▸ **WHAT THE TASK ASKS**:
Examine the records and identify each line that includes the string "this". Copy those lines.

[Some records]
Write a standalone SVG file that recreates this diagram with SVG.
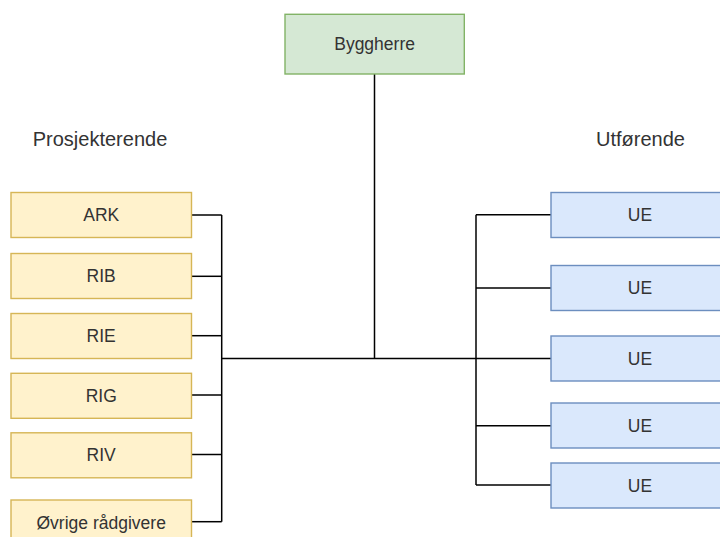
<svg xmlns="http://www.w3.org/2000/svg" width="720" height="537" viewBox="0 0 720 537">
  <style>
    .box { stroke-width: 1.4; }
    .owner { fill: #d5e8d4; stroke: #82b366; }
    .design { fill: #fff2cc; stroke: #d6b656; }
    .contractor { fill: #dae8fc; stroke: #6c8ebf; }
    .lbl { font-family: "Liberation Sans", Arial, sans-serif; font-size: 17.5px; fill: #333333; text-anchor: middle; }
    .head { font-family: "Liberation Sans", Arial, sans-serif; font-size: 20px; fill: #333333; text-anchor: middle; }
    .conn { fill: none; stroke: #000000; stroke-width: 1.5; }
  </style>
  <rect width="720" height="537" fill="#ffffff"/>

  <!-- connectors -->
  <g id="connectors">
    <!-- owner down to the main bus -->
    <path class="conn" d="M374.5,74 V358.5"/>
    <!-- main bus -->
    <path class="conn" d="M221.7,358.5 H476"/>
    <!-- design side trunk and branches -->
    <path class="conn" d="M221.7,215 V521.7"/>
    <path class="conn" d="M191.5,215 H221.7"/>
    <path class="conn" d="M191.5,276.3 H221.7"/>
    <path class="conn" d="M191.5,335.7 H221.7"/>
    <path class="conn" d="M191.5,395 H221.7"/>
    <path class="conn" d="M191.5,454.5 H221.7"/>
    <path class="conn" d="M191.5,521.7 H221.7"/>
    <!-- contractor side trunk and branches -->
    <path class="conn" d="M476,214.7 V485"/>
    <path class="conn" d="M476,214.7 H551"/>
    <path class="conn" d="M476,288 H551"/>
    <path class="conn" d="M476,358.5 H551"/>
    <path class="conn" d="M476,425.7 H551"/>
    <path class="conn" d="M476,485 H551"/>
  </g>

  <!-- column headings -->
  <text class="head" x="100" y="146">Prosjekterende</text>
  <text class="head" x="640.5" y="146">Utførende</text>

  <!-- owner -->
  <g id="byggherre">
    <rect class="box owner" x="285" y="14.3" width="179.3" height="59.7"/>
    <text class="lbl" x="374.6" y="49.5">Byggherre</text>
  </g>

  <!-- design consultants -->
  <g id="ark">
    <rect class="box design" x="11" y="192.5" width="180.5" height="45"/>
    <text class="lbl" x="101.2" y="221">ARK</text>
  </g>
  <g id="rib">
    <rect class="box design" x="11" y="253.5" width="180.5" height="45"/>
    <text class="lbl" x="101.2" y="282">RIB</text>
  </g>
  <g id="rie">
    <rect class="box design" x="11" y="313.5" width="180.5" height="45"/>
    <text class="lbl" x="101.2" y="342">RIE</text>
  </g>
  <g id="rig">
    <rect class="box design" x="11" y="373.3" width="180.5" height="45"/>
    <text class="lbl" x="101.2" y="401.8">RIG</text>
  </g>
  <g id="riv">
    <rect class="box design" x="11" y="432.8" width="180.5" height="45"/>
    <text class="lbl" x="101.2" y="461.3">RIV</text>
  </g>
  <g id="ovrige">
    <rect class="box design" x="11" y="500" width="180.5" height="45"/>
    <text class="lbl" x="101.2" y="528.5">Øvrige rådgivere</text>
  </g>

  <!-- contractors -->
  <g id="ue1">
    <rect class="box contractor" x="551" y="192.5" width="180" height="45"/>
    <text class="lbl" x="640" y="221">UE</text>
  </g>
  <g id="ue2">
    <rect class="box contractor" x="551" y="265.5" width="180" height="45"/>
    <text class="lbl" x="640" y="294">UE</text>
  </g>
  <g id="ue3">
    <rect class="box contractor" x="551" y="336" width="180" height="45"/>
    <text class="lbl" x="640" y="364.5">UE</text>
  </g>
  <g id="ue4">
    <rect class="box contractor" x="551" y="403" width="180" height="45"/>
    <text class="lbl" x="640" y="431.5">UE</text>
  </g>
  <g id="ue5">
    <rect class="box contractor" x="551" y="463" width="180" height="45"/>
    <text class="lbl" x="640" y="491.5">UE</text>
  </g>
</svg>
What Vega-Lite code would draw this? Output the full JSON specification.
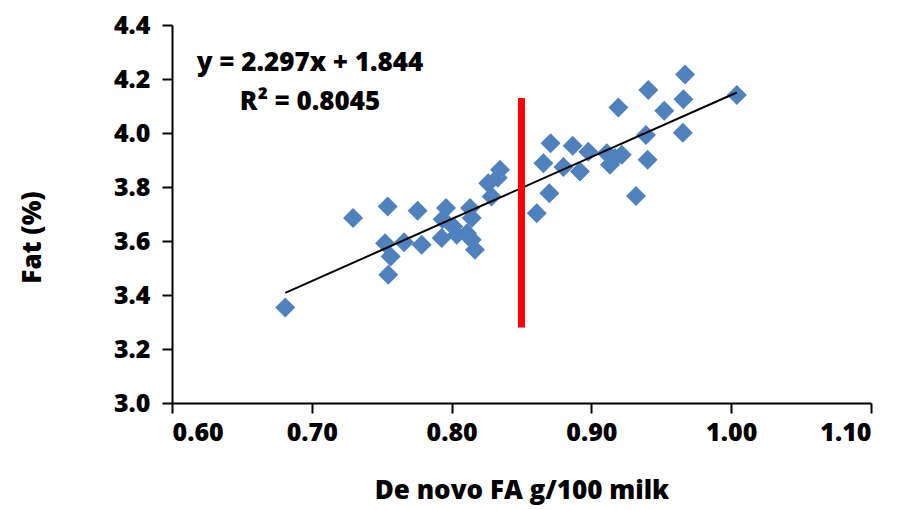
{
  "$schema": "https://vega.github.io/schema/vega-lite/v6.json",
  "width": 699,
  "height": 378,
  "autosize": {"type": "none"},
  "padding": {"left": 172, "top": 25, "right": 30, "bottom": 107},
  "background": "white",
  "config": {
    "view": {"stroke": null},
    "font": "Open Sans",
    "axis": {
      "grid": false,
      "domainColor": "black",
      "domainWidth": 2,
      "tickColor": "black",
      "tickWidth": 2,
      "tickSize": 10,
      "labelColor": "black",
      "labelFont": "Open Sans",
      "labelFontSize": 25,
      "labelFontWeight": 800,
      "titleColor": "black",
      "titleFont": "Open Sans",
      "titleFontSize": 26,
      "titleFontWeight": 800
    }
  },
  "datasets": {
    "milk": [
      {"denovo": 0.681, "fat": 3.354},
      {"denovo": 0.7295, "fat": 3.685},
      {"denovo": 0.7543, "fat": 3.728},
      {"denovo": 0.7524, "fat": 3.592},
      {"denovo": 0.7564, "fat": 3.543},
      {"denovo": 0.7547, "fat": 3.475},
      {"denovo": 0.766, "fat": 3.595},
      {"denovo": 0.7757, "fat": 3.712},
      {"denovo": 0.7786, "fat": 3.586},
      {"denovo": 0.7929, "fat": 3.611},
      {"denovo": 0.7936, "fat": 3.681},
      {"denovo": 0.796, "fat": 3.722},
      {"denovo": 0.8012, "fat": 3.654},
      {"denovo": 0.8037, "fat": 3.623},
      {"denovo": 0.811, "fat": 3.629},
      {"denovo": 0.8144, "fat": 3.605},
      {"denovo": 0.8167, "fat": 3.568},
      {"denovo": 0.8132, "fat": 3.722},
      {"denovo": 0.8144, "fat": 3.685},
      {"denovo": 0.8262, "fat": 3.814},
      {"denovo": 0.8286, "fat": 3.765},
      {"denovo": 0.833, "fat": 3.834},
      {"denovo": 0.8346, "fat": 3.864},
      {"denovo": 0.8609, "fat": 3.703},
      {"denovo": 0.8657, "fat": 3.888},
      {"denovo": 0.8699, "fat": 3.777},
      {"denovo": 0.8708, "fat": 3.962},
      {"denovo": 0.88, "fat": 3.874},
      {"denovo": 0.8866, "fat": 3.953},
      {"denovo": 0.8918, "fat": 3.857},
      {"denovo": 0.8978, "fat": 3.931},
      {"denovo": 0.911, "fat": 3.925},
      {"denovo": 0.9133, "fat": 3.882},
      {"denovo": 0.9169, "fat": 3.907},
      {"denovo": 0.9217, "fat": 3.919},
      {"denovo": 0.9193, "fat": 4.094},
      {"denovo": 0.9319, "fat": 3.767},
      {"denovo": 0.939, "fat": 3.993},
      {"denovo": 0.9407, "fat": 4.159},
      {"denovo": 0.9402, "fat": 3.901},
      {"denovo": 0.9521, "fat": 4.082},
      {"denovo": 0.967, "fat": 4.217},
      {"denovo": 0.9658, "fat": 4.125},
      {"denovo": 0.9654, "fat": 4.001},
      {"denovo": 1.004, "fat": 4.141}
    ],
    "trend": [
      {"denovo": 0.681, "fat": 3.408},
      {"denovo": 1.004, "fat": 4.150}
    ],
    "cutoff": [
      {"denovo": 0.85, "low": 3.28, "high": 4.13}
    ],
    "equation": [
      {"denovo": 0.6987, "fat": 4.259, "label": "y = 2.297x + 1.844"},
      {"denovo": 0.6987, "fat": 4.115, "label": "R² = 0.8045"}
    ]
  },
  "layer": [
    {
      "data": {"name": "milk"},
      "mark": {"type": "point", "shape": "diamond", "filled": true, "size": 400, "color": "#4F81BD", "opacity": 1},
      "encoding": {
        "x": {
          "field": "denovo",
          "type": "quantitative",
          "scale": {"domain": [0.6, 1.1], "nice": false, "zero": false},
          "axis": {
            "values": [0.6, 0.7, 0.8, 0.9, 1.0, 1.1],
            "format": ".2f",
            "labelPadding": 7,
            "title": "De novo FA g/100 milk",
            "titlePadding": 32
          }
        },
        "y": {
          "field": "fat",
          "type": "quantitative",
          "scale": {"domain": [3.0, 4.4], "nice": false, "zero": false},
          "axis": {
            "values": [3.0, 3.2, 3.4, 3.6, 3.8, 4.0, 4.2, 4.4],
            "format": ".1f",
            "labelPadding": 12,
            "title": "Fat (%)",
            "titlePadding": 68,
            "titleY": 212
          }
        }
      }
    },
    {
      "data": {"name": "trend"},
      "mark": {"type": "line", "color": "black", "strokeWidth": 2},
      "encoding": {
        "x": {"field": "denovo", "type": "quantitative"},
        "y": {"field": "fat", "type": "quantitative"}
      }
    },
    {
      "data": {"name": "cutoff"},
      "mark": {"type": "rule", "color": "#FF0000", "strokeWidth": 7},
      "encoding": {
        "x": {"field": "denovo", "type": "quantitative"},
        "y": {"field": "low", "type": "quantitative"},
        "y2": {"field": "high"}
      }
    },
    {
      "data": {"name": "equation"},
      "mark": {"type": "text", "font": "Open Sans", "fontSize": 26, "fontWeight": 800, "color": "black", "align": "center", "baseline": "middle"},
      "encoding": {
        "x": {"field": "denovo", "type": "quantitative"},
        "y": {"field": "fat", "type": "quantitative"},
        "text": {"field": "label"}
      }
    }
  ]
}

* * *

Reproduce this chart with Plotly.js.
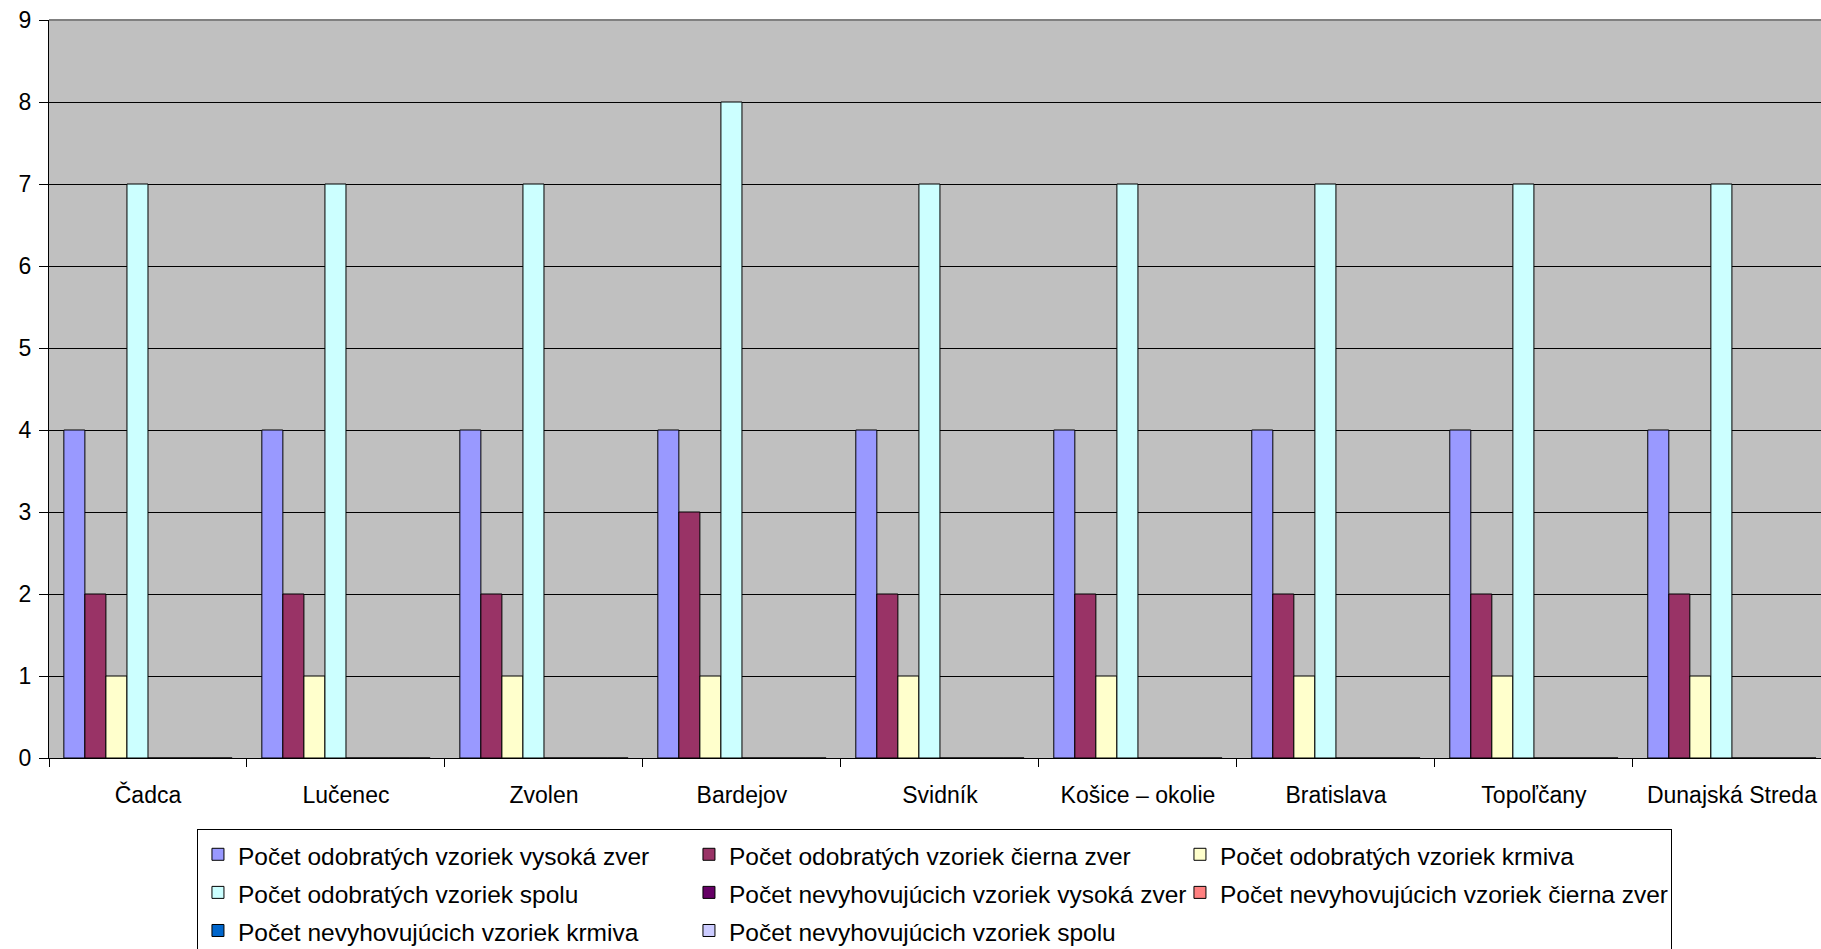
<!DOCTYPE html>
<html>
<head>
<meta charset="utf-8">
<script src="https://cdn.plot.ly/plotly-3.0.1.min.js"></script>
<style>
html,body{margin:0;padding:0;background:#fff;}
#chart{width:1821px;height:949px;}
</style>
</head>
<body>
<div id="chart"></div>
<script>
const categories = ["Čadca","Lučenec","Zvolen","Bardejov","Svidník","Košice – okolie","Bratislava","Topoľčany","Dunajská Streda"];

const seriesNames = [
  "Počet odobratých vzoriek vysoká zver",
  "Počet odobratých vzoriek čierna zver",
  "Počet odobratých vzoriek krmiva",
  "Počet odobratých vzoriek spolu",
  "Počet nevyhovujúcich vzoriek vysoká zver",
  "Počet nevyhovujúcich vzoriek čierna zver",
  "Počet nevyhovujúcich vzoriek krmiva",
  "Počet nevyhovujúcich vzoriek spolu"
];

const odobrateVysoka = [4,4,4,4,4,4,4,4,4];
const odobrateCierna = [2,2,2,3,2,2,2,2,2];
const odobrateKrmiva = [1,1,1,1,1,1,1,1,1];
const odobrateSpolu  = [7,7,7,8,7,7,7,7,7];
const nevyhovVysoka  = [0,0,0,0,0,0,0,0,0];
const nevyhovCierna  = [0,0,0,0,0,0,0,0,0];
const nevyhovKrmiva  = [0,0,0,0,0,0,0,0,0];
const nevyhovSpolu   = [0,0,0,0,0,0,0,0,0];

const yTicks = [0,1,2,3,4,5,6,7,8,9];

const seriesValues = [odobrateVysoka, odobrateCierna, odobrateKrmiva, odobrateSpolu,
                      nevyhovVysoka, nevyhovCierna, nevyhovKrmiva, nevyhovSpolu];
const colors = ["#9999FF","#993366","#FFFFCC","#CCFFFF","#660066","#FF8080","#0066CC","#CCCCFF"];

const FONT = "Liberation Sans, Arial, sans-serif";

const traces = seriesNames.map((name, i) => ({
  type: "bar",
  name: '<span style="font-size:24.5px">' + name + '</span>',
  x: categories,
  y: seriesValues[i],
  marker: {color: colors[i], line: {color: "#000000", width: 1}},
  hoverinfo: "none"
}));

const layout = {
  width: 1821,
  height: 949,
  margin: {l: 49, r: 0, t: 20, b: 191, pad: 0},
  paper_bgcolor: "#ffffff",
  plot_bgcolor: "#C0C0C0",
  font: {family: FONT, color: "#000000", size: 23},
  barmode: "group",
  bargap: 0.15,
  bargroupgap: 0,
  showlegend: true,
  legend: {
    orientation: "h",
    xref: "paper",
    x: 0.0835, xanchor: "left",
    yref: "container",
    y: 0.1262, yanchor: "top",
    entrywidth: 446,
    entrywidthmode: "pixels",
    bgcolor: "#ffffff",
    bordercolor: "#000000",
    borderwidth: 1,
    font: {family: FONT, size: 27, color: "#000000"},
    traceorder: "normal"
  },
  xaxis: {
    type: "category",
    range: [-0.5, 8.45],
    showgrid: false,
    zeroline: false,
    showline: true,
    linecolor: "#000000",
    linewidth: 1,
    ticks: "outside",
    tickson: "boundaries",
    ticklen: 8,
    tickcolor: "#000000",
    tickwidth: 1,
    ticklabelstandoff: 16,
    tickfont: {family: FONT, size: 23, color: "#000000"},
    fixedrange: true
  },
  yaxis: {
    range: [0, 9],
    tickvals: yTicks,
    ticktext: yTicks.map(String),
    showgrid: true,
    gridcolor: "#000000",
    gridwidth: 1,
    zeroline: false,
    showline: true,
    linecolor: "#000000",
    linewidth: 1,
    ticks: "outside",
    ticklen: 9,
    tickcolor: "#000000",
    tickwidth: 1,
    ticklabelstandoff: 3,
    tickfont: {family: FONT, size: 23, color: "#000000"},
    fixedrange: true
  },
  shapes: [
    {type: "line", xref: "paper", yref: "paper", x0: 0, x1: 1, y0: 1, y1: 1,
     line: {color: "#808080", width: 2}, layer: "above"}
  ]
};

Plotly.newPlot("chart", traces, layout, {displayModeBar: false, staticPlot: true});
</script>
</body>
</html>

▸ **WORKED ANSWER**:
Write a standalone SVG file that recreates this diagram with SVG.
What Vega-Lite code would draw this? Output the full JSON specification.
Reproduce this chart with Plotly.js.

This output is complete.